AKP döneminde eğitim sistemindeki plansızlıkları da gündeme getiren Lale Karabıyık, “Sözleşmeli öğretmen sayıları sürekli artıyor. "Öğretmen sözleşmeli olmaz, öğretmen kadrolu olur" desek de 2016 yılında 17.763 olan sözleşmeli öğretmen sayısı bugün 223 bin 997. Sayıştay raporunda öğretmen ihtiyaçlarına bakıldığında, 138 bin 393 öğretmen açığı bulunduğu ve 45 bin 141 öğretmen fazlası olduğu görülüyor. Yani bir taraftan öğretmen açığı bir taraftan öğretmen fazlası var, buradaki planlama problemlerinin bir an önce çözülmesi gerekiyor. Bu durumun yanı sıra, İlçe Millî Eğitim Müdürlüğü kadrolarına, mevzuatın liyakat ve kariyer ilkeleri doğrultusunda ön gördüğü şartları taşımayan kişilerin atandığını da biliyoruz. Bir başka konu Fatih Projesi'yle ilgili de sorunlar ve açıklanmayan çok konu var. Sayıştay raporları, Fatih Projesi kapsamında, internet altyapısı olmayan 6.059 okula akıllı tahta getirildiğini gösteriyor” dedi.
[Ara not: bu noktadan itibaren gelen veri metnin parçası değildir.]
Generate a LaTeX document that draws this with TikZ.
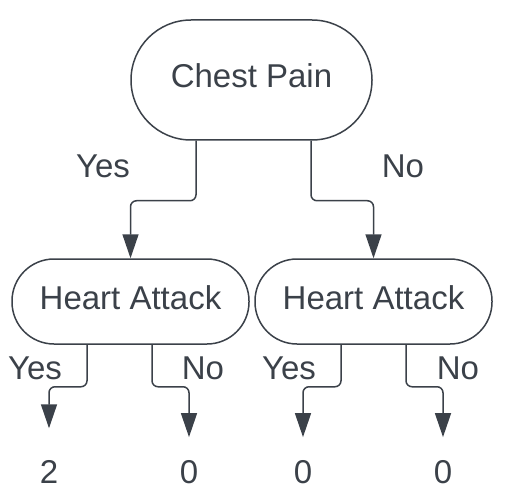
\documentclass[tikz,border=0pt]{standalone}
\usepackage{fontspec}
\setmainfont{Liberation Sans}
\usetikzlibrary{positioning,arrows.meta}
\definecolor{ink}{HTML}{3B4149}
\tikzset{pill/.style={draw=ink,line width=1.5pt,text=ink,text depth=8pt,font=\fontsize{33}{40}\selectfont},
link/.style={draw=ink,line width=1.5pt,rounded corners=6pt,-{Triangle[width=16pt,length=24pt]}},
word/.style={text=ink,inner sep=0pt,font=\fontsize{33}{40}\selectfont}}

\begin{document}
\begin{tikzpicture}[x=1pt,y=-1pt]
\useasboundingbox (0,0) rectangle (510,502);
\node[pill,rounded corners=60pt,minimum width=241pt,minimum height=120pt] (chest) at (251.5,80) {Chest Pain};
\node[pill,rounded corners=42pt,minimum width=237pt,minimum height=85pt] (heartyes) at (130.5,301.5) {Heart Attack};
\node[pill,rounded corners=42pt,minimum width=237pt,minimum height=85pt] (heartno) at (373.5,301.5) {Heart Attack};

\node[word] (yes) at (103,166) {Yes};
\node[word] (no) at (403,166) {No};
\node[word] (yesyes) at (35,368) {Yes};
\node[word] (yesno) at (203,368) {No};
\node[word] (noyes) at (289,368) {Yes};
\node[word] (nono) at (458,368) {No};

\node[word] (leafa) at (49,472) {2};
\node[word] (leafb) at (189,472) {0};
\node[word] (leafc) at (303,472) {0};
\node[word] (leafd) at (443,472) {0};

\draw[link] ([xshift=-55.5pt]chest.south) -- ++(0,60) -| (heartyes.north);
\draw[link] ([xshift=59.5pt]chest.south) -- ++(0,60) -| (heartno.north);
\draw[link,shorten >=32pt] ([xshift=-43.5pt]heartyes.south) -- ++(0,42) -| (leafa.north);
\draw[link,shorten >=23pt] ([xshift=21.5pt]heartyes.south) -- ++(0,42) -| (leafb.north);
\draw[link,shorten >=23pt] ([xshift=-32.5pt]heartno.south) -- ++(0,42) -| (leafc.north);
\draw[link,shorten >=23pt] ([xshift=32.5pt]heartno.south) -- ++(0,42) -| (leafd.north);
\end{tikzpicture}
\end{document}
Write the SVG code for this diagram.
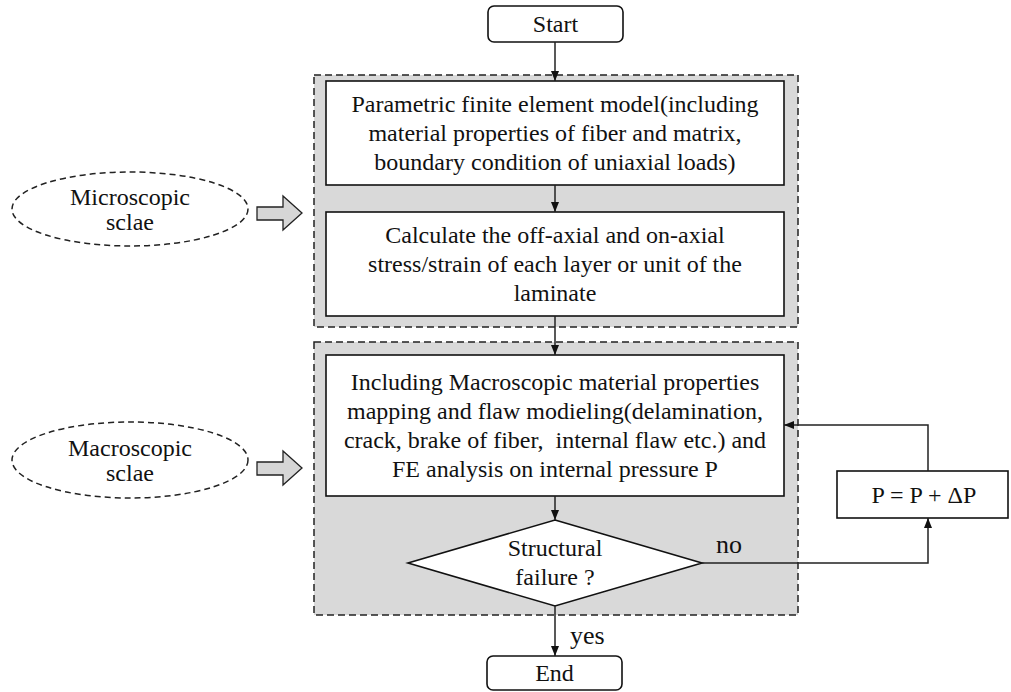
<svg xmlns="http://www.w3.org/2000/svg" width="1011" height="692" viewBox="0 0 1011 692" font-family="'Liberation Serif', 'Times New Roman', Times, 'DejaVu Serif', serif">
<style>
text{font-family:'Liberation Serif','Times New Roman',Times,'DejaVu Serif',serif;font-size:24px;fill:#111;text-anchor:middle}
.lbl{font-size:26px;text-anchor:start}
.box{fill:#fff;stroke:#111;stroke-width:1.6}
.group{fill:#d9d9d9;stroke:#222;stroke-width:1.5;stroke-dasharray:7 4}
.ell{fill:#fff;stroke:#222;stroke-width:1.5;stroke-dasharray:6 4}
.blk{fill:#d6d6d6;stroke:#222;stroke-width:1.3}
.con{fill:none;stroke:#222;stroke-width:1.5;marker-end:url(#ah)}
</style>
<defs>
<marker id="ah" markerUnits="userSpaceOnUse" markerWidth="10" markerHeight="8" refX="10" refY="4" orient="auto">
<path d="M0,0 L10,4 L0,8 z" fill="#111"/>
</marker>
</defs>
<rect width="1011" height="692" fill="#fff"/>
<g id="micro-group"><rect class="group" x="314" y="75" width="484" height="252"/></g>
<g id="macro-group"><rect class="group" x="314" y="342" width="484" height="273"/></g>
<g id="start"><rect class="box" x="488" y="6" width="135" height="36" rx="6"/><text x="555.5" y="32">Start</text></g>
<g id="model"><rect class="box" x="326" y="81" width="458" height="104"/>
<text x="555" y="112">Parametric finite element model(including</text>
<text x="555" y="141">material properties of fiber and matrix,</text>
<text x="555" y="170">boundary condition of uniaxial loads)</text></g>
<g id="calc"><rect class="box" x="326" y="212" width="458" height="104"/>
<text x="555" y="243">Calculate the off-axial and on-axial</text>
<text x="555" y="272">stress/strain of each layer or unit of the</text>
<text x="555" y="301">laminate</text></g>
<g id="macro-model"><rect class="box" x="326" y="355" width="458" height="141"/>
<text x="555" y="390">Including Macroscopic material properties</text>
<text x="555" y="419">mapping and flaw modieling(delamination,</text>
<text x="555" y="448" xml:space="preserve">crack, brake of fiber,  internal flaw etc.) and</text>
<text x="555" y="477">FE analysis on internal pressure P</text></g>
<g id="decision"><polygon class="box" points="555,520 702,563 555,606 408,563"/>
<text x="555" y="556">Structural</text>
<text x="555" y="585">failure ?</text></g>
<g id="end"><rect class="box" x="487" y="656" width="135" height="34" rx="6"/><text x="554.5" y="681">End</text></g>
<g id="increment"><rect class="box" x="837" y="471" width="171" height="47"/><text x="924" y="503">P = P + ΔP</text></g>
<g id="micro-scale"><ellipse class="ell" cx="130" cy="209" rx="118" ry="37"/>
<text x="130" y="205">Microscopic</text><text x="130" y="230">sclae</text>
<polygon class="blk" points="257,207 283,207 283,196 302,213 283,230 283,220 257,220"/></g>
<g id="macro-scale"><ellipse class="ell" cx="130" cy="460" rx="118" ry="38"/>
<text x="130" y="456">Macroscopic</text><text x="130" y="481">sclae</text>
<polygon class="blk" points="257,462 283,462 283,451 302,468 283,485 283,475 257,475"/></g>
<g id="connectors">
<path class="con" d="M555,42 V81"/>
<path class="con" d="M555,185 V212"/>
<path class="con" d="M555,316 V355"/>
<path class="con" d="M555,496 V520"/>
<path class="con" d="M555,606 V656"/>
<path class="con" d="M702,563 H928 V518"/>
<path class="con" d="M928,471 V425 H784"/>
<text class="lbl" x="716" y="553">no</text>
<text class="lbl" x="570" y="644">yes</text>
</g>
</svg>
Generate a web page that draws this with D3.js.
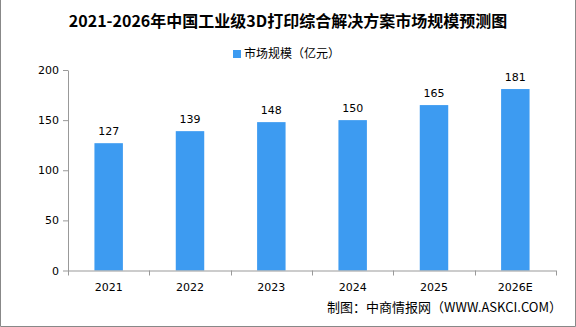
<!DOCTYPE html>
<html>
<head>
<meta charset="utf-8">
<script src="https://cdn.jsdelivr.net/npm/d3@7"></script>
<style>
  body { margin: 0; background: #fff; }
  svg { display: block; font-family: "Noto Sans CJK SC", "DejaVu Sans", sans-serif; }
  .axis path, .axis line { stroke: #999; }
  .axis text { fill: #000; font-size: 11px; font-family: "DejaVu Sans", sans-serif; }
</style>
</head>
<body>
<svg id="chart"></svg>
<script>
// data
var years = ["2021", "2022", "2023", "2024", "2025", "2026E"];
var marketSize = [127, 139, 148, 150, 165, 181];
var yTicks = [0, 50, 100, 150, 200];

var width = 576, height = 327;
var margin = {top: 70, right: 20, bottom: 56, left: 68};

var svg = d3.select("#chart")
    .attr("width", width)
    .attr("height", height);

// frame
svg.append("path")
    .attr("d", "M0.5,0 V" + (height - 0.5) + " H" + (width - 0.5) + " V0")
    .attr("fill", "none")
    .attr("stroke", "#888");

var xScale = d3.scaleBand()
    .domain(years)
    .range([margin.left, 556]);

var yScale = d3.scaleLinear()
    .domain([0, 200])
    .range([270.5, margin.top]);

// title
svg.append("text")
    .attr("x", 288)
    .attr("y", 27)
    .attr("text-anchor", "middle")
    .attr("font-size", 16)
    .attr("font-weight", "bold")
    .text("2021-2026年中国工业级3D打印综合解决方案市场规模预测图");

// legend
var legend = svg.append("g").attr("transform", "translate(233,47)");
legend.append("rect")
    .attr("width", 8).attr("height", 8).attr("y", 3)
    .attr("fill", "#3d9bf1");
legend.append("text")
    .attr("x", 11).attr("y", 11)
    .attr("font-size", 12)
    .text("市场规模（亿元）");

// y axis
svg.append("g")
    .attr("class", "y axis")
    .attr("transform", "translate(" + margin.left + ",0)")
    .call(d3.axisLeft(yScale).tickValues(yTicks).tickSize(5).tickSizeOuter(0).tickPadding(4));

// bars
var bw = xScale.bandwidth() * 0.35;
svg.selectAll(".bar")
    .data(marketSize)
  .enter().append("rect")
    .attr("class", "bar")
    .attr("x", function(d, i) { return xScale(years[i]) + xScale.bandwidth() / 2 - bw / 2; })
    .attr("y", function(d) { return yScale(d); })
    .attr("width", bw)
    .attr("height", function(d) { return yScale(0) - yScale(d); })
    .attr("fill", "#3d9bf1");

// value labels
svg.selectAll(".val")
    .data(marketSize)
  .enter().append("text")
    .attr("class", "val")
    .attr("x", function(d, i) { return xScale(years[i]) + xScale.bandwidth() / 2; })
    .attr("y", function(d) { return yScale(d) - 8; })
    .attr("text-anchor", "middle")
    .attr("font-size", 11)
    .attr("font-family", "DejaVu Sans, sans-serif")
    .text(function(d) { return d; });

// x axis with ticks at band edges
var xAxisG = svg.append("g")
    .attr("class", "x axis")
    .attr("transform", "translate(0," + yScale(0) + ")");
xAxisG.append("path")
    .attr("d", "M" + margin.left + ",0.5 H556");
var edges = years.map(function(y) { return xScale(y); }).concat([xScale(years[years.length - 1]) + xScale.bandwidth()]);
xAxisG.selectAll(".edge")
    .data(edges)
  .enter().append("line")
    .attr("x1", function(d) { return Math.round(d) + 0.5; })
    .attr("x2", function(d) { return Math.round(d) + 0.5; })
    .attr("y1", 0).attr("y2", 5);
xAxisG.selectAll(".lbl")
    .data(years)
  .enter().append("text")
    .attr("x", function(d) { return xScale(d) + xScale.bandwidth() / 2; })
    .attr("y", 20)
    .attr("text-anchor", "middle")
    .text(function(d) { return d; });

// source
svg.append("text")
    .attr("x", 562)
    .attr("y", 312)
    .attr("text-anchor", "end")
    .attr("font-size", 13)
    .text("制图：中商情报网（WWW.ASKCI.COM）");
</script>
</body>
</html>
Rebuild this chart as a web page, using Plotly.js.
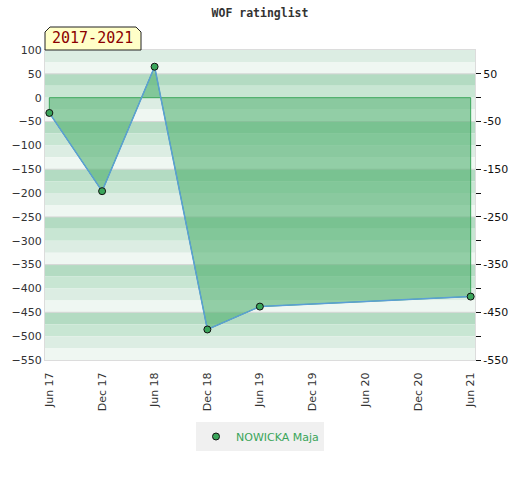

MİLLÎ EĞİTİM BAKANLIĞI SALGINA YETERSİZ BİR BÜTÇE İLE YAKALANMIŞTIR!

CHP’li Karabıyık, “Bütün dünya koronavirüs ile mücadele etmekte ve bu süreçte eğitimin planlanmasına yönelik sorunlar yaşamaktadır. Ancak ülkemizde, Millî Eğitim Bakanlığı salgına yetersiz bir bütçe ve ihtiyaçlar tamamlanmamışken yakalanmıştır. Bu süreçte Milli Eğitim Bakanlığı’na ek bütçe verilmesi gerektiğini ifade etsek de bu gerçekleşmemiştir. Öğrencilerin yarısından çoğu EBA'ya giremedi; altı buçuk ay boşa geçirildi; Bakanlığa ek bütçe verilmedi; yardımcı personel -sağlık, temizlik, güvenlik- ihtiyacı tam olarak karşılanmadı, hâlen hiç temizlik personeli olmayan okullar var; öğretmenler sistemin dışında tutuldu, bilgilendirilemedi; çok sayıda öğretmen tabletini bile kendisi taksitle aldı; yapılması gereken derslik ihtiyaçlarına başlanmadı.

Biz CHP olarak bu konuda gönüllü olduğumuzu ifade ettik; ancak Bakanlık bu talebimize olumlu bir dönüş yapmadı” sözleriyle konuşmasını tamamladı.